Qual desenvolvimento tecnológico nós esperamos? Os escritos derradeiros de Celso Furtado têm apoiado a política do Complexo Econômico-Industrial da Saúde mostrando que o desenvolvimento tecnológico tem de ser acompanhado pelo desenvolvimento social – do contrário, não teremos o desenvolvimento que esperamos.

Temos de pensar a partir da nossa realidade de país em desenvolvimento, com grandes assimetrias, com o conflito social agravado nos últimos anos. O segmento da população com renda domiciliar per capita de até R$ 500 mensais atinge mais de 60 milhões de brasileiros em 2021 – o menor índice desde o começo da série histórica em 2012. Aproximadamente 35 milhões de brasileiros têm ausência de acesso à água potável e 100 milhões dos habitantes não têm acesso à coleta de esgoto – somente 50% do volume de esgoto do país recebe tratamento. 
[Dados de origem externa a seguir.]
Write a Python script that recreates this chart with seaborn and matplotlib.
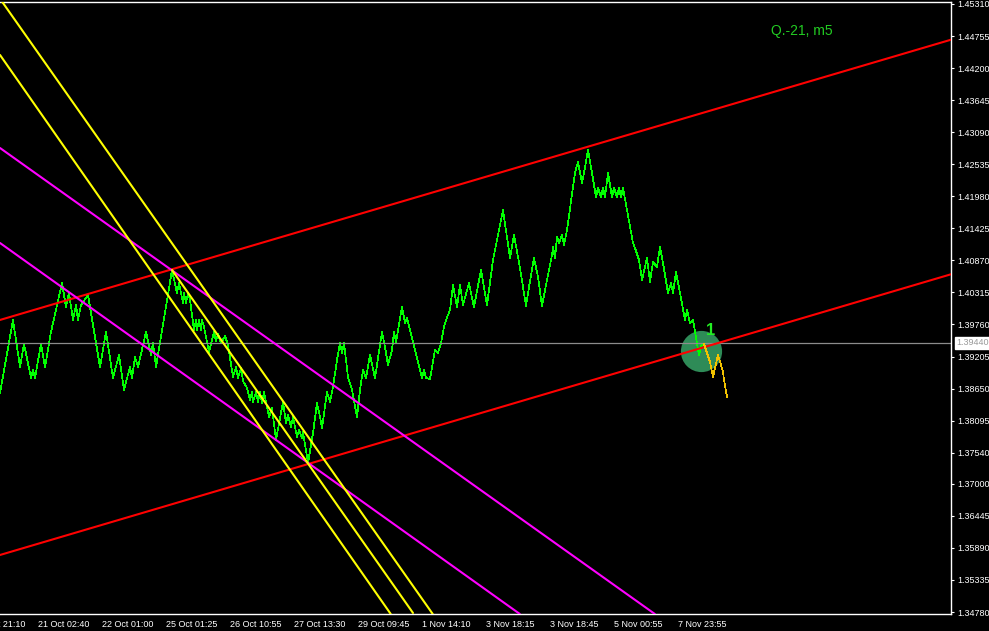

Apesar do país ter sido excluído do Mapa da Fome da Organização das Nações Unidas (ONU) em 2014, a insegurança alimentar retorna, logo em 2015, em uma escalada acelerada de piora da situação. Em 2022, o Inquérito Nacional sobre Insegurança Alimentar no Contexto da Pandemia de Covid-19 no Brasil apontou que 33,1 milhões de pessoas não têm garantido o que comer — o que representa 14 milhões de novos brasileiros em situação de fome. Conforme o estudo, mais da metade (58,7%) da população convive com a insegurança alimentar em algum grau: leve, moderado ou grave.

O país precisa assumir o quanto antes a posse completa e segurança dos dados de sua população. Isso será condição sine qua non para manter sua soberania e poder pensar nos modelos de parceria na geopolítica atual, onde há blocos bem definidos que dominam essa tecnologia. Quais parcerias estão dentro das nossas relações que podem realmente sair do ciclo de competição-exploração para um  novo momento de crescimento com cooperação?

Nós propomos, portanto: 1) Uma governança digital única e ampla de todo o sistema de saúde com a participação social, como as tecnologias de design participativo; 2) Governança do investimento privado em saúde digital, tarefa difícil, política, calcada através da regulação, com apoio popular; e 3) Uma câmara técnica, que discuta e avalise do ponto de vista ético as políticas públicas em saúde digital.

Precisamos de um grande programa nacional em que a saúde encampe a transformação digital encabeçando a retomada do desenvolvimento. Que aproveite a potência das tecnologias de IA também na retomada dos fundamentos, que ainda buscamos, da reforma sanitária. A transformação digital da saúde terá de ser a transformação social do país – e não é uma questão de aplicativos, mas de políticas públicas que utilizem o armamento tecnológico da IA para a reestruturação do sistema e da Atenção Primária no combate à iniquidade, à fome e à miséria. Seguindo as declarações desde o início deste governo, essa é a nossa guerra.